-- Start of Source records --

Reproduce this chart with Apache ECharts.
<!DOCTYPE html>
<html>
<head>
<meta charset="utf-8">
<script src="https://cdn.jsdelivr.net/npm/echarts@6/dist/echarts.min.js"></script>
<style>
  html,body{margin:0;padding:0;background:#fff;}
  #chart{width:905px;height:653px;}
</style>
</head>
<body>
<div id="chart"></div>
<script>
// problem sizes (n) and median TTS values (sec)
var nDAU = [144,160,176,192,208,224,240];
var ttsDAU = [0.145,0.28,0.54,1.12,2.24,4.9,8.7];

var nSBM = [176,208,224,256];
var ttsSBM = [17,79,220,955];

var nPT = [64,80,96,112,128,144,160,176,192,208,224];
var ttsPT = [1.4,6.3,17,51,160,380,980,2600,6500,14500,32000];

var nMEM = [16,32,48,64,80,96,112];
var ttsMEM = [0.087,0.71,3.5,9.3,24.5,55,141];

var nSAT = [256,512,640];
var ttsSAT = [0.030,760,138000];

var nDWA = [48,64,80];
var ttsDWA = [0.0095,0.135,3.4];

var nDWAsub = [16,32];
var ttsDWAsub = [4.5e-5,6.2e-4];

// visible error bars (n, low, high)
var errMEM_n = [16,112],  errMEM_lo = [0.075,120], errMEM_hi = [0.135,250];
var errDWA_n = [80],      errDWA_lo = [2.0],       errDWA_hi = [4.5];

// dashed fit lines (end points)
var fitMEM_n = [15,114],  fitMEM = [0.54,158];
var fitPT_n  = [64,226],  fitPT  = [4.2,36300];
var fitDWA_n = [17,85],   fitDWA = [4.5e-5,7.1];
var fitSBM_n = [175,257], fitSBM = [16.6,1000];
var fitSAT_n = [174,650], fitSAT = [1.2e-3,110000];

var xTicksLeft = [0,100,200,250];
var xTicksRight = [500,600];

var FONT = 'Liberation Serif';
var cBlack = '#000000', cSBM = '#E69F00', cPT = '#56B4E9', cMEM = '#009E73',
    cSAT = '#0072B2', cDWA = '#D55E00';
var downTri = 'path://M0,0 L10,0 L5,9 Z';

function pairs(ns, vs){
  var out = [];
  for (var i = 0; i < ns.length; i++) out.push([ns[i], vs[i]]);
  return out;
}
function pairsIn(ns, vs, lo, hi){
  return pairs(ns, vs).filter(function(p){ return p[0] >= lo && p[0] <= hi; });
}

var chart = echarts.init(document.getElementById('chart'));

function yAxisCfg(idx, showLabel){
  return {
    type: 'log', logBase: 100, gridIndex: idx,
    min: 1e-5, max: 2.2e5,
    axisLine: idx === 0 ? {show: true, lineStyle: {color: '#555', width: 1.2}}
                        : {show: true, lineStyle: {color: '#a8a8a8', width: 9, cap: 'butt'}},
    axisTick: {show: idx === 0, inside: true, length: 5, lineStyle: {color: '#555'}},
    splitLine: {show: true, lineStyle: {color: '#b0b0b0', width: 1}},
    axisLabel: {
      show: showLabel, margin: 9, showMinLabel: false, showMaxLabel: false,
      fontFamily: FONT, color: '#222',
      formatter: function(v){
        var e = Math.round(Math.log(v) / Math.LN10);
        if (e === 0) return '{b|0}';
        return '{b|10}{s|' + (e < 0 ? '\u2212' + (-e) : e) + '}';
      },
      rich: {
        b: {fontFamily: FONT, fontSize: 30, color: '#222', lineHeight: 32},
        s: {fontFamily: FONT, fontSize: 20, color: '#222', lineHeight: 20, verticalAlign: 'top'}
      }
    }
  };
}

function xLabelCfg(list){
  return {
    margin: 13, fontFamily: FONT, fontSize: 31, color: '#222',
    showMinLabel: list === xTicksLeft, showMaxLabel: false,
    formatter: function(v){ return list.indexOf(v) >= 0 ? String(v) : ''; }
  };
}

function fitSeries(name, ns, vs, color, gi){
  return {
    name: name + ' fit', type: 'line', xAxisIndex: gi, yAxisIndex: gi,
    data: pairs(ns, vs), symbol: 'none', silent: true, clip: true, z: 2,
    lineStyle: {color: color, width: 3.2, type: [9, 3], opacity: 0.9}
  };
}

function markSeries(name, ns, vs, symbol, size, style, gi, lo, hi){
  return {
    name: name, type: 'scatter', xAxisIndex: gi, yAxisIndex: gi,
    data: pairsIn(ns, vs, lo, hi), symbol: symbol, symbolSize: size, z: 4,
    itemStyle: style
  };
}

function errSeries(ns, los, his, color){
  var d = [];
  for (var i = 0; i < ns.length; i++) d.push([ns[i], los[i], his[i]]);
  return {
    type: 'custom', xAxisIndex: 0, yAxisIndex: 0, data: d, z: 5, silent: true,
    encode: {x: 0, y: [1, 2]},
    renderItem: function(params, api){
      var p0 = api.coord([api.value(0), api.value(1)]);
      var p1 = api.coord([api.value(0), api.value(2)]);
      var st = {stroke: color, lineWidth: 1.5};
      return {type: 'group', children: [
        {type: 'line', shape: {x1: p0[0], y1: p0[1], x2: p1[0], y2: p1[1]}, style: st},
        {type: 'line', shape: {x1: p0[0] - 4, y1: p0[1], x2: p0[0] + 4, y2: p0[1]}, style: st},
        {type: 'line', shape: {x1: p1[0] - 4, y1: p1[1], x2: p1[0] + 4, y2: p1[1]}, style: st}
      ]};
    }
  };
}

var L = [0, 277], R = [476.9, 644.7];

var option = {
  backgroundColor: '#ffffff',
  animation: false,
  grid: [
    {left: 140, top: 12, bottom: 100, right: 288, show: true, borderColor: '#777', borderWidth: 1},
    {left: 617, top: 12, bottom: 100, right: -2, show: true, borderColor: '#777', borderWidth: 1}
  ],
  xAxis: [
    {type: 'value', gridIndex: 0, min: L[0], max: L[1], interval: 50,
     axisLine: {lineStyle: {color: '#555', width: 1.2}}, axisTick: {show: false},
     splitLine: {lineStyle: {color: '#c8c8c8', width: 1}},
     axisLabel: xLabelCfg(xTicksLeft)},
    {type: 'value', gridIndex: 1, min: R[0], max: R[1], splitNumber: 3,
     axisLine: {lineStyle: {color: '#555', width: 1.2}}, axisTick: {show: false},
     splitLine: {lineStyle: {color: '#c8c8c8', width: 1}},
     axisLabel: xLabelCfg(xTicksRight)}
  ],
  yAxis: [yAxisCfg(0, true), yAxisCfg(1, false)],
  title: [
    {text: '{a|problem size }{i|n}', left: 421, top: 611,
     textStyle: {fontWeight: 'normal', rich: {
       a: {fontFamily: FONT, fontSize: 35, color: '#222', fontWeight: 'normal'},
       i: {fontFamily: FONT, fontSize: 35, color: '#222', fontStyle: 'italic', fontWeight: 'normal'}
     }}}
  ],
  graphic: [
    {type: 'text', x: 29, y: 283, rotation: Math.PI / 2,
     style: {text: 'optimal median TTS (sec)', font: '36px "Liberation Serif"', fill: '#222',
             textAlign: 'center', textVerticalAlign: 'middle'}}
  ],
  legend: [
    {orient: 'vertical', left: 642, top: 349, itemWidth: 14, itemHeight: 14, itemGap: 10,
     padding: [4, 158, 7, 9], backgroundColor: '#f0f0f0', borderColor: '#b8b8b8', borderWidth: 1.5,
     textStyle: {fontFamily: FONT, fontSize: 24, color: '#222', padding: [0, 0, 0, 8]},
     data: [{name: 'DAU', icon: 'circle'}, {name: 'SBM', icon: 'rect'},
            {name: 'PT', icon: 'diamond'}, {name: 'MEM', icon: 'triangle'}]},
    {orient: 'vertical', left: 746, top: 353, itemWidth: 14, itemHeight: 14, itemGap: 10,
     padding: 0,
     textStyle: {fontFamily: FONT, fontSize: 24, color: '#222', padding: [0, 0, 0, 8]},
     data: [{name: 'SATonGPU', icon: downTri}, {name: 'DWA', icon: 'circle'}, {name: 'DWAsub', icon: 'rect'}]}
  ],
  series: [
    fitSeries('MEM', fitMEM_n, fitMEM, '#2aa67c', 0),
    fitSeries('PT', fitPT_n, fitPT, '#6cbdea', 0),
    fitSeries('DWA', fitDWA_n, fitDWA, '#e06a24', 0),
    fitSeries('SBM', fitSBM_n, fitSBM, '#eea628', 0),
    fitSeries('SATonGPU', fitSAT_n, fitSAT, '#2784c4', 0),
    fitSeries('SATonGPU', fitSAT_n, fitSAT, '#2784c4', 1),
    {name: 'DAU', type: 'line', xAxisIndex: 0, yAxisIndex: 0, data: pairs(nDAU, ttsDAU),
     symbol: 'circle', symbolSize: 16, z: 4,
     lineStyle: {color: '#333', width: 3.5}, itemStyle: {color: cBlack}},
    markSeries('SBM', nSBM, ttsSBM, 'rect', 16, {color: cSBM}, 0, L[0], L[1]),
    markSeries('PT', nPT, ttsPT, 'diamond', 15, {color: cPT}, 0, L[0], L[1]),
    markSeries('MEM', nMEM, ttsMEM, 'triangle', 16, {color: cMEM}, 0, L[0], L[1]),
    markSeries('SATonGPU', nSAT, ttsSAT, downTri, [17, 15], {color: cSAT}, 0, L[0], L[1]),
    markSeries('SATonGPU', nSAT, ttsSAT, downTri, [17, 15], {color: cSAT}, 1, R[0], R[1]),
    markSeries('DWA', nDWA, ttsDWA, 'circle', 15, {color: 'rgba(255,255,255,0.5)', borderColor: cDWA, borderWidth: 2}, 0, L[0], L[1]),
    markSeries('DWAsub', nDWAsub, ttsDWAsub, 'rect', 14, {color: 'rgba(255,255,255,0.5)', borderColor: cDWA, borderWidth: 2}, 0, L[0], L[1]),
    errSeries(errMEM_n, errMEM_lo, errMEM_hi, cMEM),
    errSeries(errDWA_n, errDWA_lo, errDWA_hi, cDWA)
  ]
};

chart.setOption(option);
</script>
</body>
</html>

-- End of Source records --
-- Start of Source records --

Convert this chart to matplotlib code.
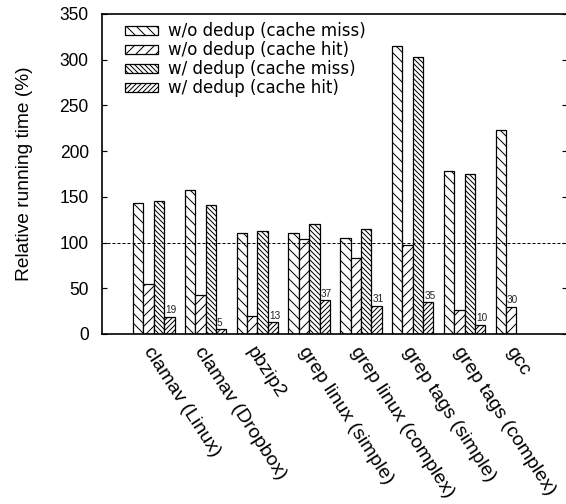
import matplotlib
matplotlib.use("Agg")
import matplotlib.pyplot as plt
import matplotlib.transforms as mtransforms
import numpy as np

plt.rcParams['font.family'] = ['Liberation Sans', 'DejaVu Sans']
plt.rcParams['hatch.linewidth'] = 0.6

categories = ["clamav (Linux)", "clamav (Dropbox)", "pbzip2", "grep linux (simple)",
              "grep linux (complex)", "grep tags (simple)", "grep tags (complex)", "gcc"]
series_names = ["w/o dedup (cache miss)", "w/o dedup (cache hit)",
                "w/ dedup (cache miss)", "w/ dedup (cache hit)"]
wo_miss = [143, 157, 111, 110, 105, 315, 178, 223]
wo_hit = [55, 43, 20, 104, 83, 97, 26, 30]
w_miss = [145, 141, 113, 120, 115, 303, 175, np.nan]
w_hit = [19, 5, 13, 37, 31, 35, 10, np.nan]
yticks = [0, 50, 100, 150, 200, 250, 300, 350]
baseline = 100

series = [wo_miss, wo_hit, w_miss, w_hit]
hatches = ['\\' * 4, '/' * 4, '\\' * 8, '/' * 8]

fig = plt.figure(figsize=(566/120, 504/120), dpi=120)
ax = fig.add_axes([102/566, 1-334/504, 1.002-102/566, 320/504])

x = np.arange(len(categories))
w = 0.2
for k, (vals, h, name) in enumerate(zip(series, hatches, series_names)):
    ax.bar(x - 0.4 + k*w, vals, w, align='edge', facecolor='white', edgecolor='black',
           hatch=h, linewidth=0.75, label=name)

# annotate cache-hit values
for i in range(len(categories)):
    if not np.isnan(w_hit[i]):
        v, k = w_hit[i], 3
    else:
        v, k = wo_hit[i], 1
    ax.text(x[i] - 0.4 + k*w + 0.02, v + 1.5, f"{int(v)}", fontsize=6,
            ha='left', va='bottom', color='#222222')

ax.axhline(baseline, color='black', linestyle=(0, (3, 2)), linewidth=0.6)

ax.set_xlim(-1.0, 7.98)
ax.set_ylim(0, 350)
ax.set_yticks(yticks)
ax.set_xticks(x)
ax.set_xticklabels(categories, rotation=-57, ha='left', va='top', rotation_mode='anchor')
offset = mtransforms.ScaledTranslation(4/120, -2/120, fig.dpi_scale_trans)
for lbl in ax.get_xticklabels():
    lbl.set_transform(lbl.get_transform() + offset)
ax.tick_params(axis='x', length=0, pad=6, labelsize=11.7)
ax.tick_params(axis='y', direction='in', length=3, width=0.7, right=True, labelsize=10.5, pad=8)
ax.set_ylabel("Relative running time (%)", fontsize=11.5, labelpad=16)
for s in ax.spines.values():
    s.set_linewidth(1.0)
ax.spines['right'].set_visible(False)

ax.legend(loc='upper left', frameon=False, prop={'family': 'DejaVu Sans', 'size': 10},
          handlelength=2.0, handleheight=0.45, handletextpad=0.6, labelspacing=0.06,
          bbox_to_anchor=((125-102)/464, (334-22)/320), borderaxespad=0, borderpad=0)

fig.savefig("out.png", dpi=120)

-- End of Source records --
-- Start of Source records --

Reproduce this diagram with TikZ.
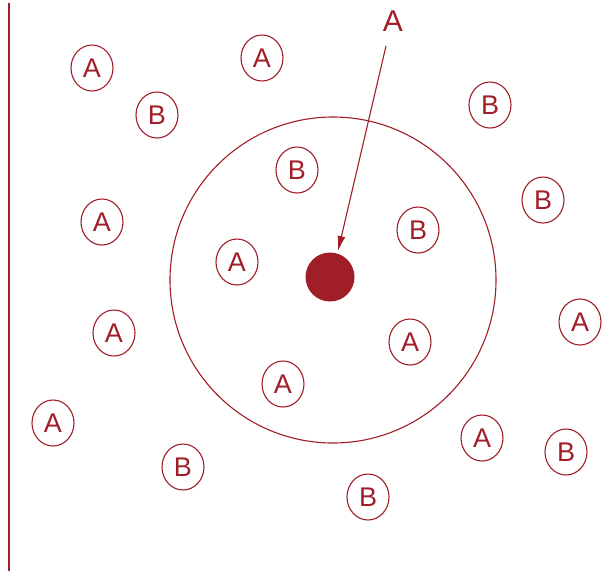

-- End of Source records --

Directions for this task –
Pictures are not part of the copy. Write out only the lines from the one containing "Convert this chart to matplotlib code." through the one containing "plt.rcParams['hatch.linewidth'] = 0.6", exactly as they stand, both included.

Final result –
Convert this chart to matplotlib code.
import matplotlib
matplotlib.use("Agg")
import matplotlib.pyplot as plt
import matplotlib.transforms as mtransforms
import numpy as np

plt.rcParams['font.family'] = ['Liberation Sans', 'DejaVu Sans']
plt.rcParams['hatch.linewidth'] = 0.6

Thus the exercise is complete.